Florida is a case in point. Citizens often gather for events called "invasive removal days" where they search and destroy invasive species such as Brazilian pepper trees. The trees may look great and provide shade near beaches, but they are disasters for the environment. When removing a Brazilian pepper, you can plant yaupon holly in its place.
Did you know that great replacements exist for invasive exotics? For instance, here are a few examples (with the invasive tree, vine, fern or grass listed first, its desirable replacement listed second):
Lead tree/pignut hickory
Chinese tallow/red maple
Carrotwood/East Palatka holly
Camphor tree/red cedar
China berry/sweetgum
Air potato/Carolina Jessamine
Cogon grass/gamma grass or muhly grass
Skunk vine and old world climbing fern/coral honeysuckle
Some 1.5 million acres of Florida land is infested with invasive trees, shrubs and vines. That's an amazing number of acres covered with plants that can drive out native species and degrade wildlife habitat. Even if the exotic species is confined to your yard, birds and the wind can spread the seeds. So can the family pet!
Government groups such as the various Invasive Species Task Forces and Florida's River Basin Boards all have a role to play. But you can do your part as well, every time you make a choice about what to bring into your home or plant in your yard.

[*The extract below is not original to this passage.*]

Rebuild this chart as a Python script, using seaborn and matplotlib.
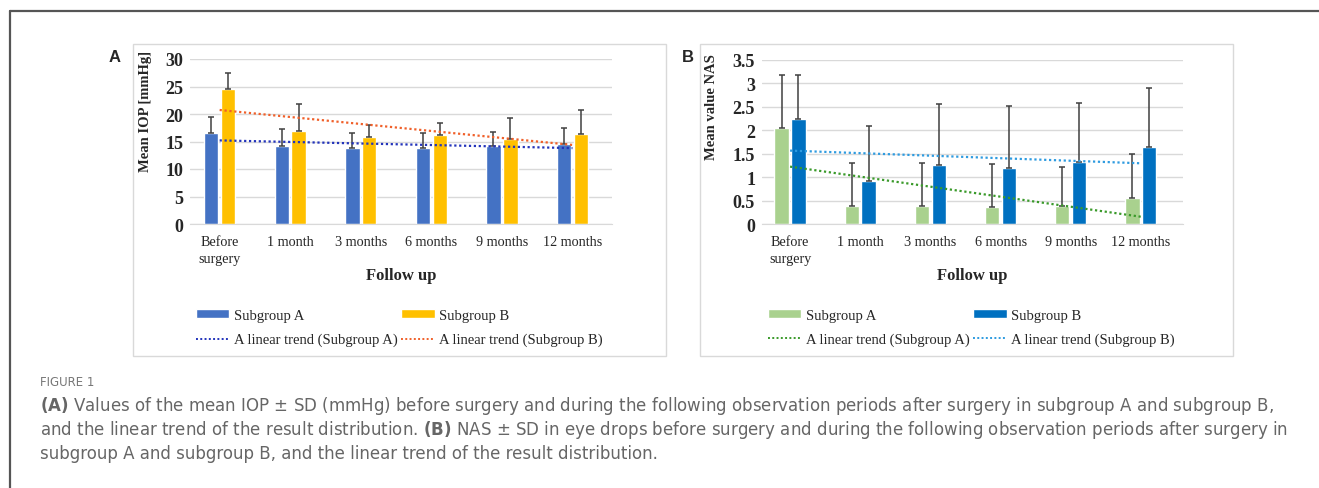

Sometimes people become emotional at the thought of digging up, burning out or bulldozing a tree. They have a hard time understanding how quickly an invasive exotic can denude a landscape. As University of Florida scientists involved in the Chinese tallow removal program reported somewhat amusingly in the Journal of Arboriculture:
"Convincing the public that not all trees are environmentally beneficial and enlisting public participation in the campaign were major challenges. Assistance came in the unexpected form of several vitriolic letters to the editor of the local newspaper in which the sponsors of the program were condemned for believing that they had the right to determine the fate of a tree, even an invasive exotic. The published exchange of letters was beneficial insofar as it kept the issue of exotics prominently in the public eye."